### PROBLEM TO WORK ON
Say how many lines include the word "that", using only a number.

### MATERIAL PROVIDED
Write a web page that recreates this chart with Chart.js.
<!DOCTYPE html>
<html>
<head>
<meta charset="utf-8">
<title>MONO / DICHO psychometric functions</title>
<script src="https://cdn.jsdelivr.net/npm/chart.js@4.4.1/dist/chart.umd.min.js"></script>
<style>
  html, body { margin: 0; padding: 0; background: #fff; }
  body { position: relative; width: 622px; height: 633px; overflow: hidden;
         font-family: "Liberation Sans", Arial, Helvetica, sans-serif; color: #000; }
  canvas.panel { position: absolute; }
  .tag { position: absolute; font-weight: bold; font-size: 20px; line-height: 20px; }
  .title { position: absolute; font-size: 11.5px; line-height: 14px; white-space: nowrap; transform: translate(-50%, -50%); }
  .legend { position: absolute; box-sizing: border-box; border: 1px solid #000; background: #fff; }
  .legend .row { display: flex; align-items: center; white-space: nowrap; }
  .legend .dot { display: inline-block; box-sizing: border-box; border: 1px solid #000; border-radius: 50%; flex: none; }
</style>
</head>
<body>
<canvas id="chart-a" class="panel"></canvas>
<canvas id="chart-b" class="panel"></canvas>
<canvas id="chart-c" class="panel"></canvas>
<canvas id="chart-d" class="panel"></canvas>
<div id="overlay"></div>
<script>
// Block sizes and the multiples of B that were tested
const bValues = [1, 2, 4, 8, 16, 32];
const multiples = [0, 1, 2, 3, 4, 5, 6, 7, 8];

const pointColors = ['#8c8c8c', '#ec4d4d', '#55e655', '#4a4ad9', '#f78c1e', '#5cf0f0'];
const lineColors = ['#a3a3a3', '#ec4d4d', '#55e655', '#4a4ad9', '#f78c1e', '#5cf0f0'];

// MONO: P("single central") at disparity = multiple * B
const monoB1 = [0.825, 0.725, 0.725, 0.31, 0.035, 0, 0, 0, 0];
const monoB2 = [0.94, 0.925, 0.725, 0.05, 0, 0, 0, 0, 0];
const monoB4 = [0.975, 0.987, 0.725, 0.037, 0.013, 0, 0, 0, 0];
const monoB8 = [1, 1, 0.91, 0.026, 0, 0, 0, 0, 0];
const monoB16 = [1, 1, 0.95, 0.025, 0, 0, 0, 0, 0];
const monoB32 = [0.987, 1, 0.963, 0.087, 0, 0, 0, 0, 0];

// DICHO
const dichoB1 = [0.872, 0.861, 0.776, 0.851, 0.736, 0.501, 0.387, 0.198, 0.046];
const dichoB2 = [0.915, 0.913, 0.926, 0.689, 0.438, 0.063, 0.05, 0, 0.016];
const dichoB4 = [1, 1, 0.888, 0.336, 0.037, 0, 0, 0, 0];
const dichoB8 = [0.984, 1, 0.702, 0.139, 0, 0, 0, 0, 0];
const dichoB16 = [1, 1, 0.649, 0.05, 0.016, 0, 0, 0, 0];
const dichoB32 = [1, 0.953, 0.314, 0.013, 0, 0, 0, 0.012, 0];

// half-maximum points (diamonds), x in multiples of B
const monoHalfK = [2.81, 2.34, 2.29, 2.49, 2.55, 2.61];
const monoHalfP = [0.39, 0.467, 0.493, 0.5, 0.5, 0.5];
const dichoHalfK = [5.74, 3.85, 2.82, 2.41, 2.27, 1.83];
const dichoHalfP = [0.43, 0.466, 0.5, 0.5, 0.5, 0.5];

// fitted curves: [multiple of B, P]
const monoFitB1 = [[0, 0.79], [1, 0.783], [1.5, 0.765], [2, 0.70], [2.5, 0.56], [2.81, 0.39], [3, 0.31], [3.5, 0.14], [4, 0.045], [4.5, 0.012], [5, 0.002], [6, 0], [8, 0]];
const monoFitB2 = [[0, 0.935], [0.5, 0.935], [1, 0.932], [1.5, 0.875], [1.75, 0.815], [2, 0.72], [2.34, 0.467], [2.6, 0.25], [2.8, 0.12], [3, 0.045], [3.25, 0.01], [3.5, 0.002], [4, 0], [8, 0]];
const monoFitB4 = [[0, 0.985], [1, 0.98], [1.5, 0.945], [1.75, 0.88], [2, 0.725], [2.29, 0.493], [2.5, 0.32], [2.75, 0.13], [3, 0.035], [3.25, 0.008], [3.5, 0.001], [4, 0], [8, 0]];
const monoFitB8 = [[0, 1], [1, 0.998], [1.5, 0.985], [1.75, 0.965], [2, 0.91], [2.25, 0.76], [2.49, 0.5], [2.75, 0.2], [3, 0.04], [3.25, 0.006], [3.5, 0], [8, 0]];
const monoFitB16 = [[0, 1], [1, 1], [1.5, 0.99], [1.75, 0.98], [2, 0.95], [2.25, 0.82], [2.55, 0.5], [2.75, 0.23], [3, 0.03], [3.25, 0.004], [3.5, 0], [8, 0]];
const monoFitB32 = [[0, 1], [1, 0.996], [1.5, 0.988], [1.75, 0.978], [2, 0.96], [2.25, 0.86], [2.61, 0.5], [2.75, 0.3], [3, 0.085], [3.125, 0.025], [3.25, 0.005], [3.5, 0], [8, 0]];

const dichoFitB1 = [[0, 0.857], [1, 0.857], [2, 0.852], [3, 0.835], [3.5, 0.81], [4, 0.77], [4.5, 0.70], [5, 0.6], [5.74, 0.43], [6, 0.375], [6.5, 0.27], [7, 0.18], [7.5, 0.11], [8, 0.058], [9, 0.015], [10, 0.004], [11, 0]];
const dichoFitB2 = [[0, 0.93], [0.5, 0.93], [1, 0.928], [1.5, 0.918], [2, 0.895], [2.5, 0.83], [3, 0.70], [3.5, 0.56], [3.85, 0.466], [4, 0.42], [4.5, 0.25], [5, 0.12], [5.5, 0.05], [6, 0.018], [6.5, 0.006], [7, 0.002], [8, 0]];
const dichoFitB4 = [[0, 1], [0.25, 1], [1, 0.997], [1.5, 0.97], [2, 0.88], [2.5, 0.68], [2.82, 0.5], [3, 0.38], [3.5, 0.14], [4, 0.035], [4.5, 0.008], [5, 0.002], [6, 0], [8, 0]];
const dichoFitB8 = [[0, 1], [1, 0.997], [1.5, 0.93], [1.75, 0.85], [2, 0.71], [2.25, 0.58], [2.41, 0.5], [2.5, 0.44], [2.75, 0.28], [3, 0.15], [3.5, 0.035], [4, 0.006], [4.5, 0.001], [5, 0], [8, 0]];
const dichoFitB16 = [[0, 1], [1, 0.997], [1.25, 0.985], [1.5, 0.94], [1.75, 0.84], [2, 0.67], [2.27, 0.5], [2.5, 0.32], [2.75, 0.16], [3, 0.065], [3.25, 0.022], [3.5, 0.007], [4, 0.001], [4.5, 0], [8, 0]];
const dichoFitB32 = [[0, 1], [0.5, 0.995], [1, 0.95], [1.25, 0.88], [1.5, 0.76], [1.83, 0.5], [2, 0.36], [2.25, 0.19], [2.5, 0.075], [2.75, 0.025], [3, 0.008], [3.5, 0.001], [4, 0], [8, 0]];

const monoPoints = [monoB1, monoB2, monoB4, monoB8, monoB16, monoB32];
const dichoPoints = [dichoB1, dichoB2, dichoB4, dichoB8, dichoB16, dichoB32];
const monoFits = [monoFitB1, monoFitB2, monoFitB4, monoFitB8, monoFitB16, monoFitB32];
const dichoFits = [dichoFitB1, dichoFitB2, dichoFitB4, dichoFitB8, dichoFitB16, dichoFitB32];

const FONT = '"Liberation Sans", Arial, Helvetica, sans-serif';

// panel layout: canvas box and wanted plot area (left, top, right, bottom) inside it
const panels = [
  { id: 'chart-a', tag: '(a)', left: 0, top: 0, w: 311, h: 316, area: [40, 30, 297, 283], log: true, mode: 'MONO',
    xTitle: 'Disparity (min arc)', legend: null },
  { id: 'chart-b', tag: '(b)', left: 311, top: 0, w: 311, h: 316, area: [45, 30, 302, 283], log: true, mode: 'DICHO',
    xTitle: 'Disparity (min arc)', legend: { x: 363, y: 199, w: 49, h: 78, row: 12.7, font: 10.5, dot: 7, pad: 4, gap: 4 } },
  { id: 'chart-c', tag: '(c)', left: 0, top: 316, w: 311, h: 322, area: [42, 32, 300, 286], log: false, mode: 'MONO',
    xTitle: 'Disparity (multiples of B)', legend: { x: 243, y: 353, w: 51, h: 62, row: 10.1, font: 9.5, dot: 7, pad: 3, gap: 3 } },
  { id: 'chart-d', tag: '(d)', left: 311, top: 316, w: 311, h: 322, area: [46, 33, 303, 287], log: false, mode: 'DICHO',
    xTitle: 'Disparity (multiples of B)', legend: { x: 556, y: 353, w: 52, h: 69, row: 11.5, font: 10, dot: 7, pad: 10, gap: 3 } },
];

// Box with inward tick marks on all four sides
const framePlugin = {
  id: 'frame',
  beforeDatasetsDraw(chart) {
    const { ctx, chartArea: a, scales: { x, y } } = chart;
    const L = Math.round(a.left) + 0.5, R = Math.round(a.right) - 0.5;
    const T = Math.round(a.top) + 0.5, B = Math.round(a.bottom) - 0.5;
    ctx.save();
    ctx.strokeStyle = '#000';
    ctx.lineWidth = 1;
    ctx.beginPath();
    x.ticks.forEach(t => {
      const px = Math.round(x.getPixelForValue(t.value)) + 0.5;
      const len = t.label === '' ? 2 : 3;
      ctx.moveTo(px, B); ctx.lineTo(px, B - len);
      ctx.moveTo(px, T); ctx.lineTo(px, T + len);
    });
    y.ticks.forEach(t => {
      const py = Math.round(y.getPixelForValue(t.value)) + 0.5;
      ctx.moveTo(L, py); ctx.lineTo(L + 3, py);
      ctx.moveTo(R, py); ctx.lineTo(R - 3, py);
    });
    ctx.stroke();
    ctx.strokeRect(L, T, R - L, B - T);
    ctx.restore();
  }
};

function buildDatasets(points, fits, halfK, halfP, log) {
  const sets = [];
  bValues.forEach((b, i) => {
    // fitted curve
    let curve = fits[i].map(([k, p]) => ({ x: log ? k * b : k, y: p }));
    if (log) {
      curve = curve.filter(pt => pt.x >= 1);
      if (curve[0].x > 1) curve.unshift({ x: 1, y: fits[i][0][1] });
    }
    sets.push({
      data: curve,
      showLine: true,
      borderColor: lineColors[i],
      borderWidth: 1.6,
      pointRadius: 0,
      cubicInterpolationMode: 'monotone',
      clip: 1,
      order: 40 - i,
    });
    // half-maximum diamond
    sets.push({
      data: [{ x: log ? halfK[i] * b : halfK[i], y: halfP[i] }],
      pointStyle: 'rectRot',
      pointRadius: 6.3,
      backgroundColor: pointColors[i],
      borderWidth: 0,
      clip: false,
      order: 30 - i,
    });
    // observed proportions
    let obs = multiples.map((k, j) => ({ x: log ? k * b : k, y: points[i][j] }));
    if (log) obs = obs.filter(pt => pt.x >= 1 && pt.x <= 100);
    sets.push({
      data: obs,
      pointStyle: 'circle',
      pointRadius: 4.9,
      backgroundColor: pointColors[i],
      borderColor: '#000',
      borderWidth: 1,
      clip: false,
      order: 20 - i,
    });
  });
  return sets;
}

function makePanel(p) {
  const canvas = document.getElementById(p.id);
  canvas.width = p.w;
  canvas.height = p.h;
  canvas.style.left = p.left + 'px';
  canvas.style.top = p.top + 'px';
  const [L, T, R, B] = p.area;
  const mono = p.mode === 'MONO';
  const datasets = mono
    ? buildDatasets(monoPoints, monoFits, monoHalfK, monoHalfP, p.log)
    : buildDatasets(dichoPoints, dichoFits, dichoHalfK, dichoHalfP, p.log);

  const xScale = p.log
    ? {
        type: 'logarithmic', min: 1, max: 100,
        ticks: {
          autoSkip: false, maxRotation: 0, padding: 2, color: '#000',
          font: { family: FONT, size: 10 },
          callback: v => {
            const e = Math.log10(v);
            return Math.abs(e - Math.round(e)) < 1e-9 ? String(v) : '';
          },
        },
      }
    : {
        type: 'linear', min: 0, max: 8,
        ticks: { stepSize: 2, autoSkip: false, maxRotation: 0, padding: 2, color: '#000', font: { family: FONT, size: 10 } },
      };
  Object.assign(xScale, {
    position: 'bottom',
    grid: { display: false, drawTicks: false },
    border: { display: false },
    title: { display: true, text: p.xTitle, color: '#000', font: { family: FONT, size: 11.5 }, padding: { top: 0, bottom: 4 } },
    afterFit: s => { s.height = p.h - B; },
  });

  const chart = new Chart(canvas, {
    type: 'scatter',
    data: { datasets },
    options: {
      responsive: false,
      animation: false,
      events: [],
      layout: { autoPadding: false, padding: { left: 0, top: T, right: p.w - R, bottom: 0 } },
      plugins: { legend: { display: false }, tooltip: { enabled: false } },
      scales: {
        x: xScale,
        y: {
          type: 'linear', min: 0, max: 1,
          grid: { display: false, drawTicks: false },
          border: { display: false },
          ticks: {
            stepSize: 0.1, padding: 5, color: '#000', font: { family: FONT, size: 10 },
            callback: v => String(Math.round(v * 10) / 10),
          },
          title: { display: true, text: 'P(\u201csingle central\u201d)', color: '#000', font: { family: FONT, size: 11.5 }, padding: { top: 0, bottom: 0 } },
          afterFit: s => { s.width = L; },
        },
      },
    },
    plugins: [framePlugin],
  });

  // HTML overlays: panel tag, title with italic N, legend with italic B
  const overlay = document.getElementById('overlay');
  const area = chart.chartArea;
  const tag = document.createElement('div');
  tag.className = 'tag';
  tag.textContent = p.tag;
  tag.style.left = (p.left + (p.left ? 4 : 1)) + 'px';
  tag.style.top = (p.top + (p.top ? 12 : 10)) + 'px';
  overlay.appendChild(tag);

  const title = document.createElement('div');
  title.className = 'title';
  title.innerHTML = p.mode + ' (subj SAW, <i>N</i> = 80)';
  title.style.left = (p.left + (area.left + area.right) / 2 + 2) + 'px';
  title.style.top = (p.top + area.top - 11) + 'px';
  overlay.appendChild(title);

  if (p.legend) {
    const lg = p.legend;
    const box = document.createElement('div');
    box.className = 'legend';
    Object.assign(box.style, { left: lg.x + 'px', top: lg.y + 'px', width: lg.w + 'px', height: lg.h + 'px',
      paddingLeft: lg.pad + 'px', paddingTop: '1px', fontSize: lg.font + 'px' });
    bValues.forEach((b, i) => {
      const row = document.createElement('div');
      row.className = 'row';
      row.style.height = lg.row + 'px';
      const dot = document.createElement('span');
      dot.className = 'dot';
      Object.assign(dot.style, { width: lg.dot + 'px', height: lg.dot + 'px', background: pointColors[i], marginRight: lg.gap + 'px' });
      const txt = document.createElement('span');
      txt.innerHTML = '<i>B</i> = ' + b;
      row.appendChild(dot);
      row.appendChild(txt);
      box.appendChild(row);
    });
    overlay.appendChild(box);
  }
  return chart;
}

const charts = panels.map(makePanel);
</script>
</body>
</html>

### CORRECT ANSWER
2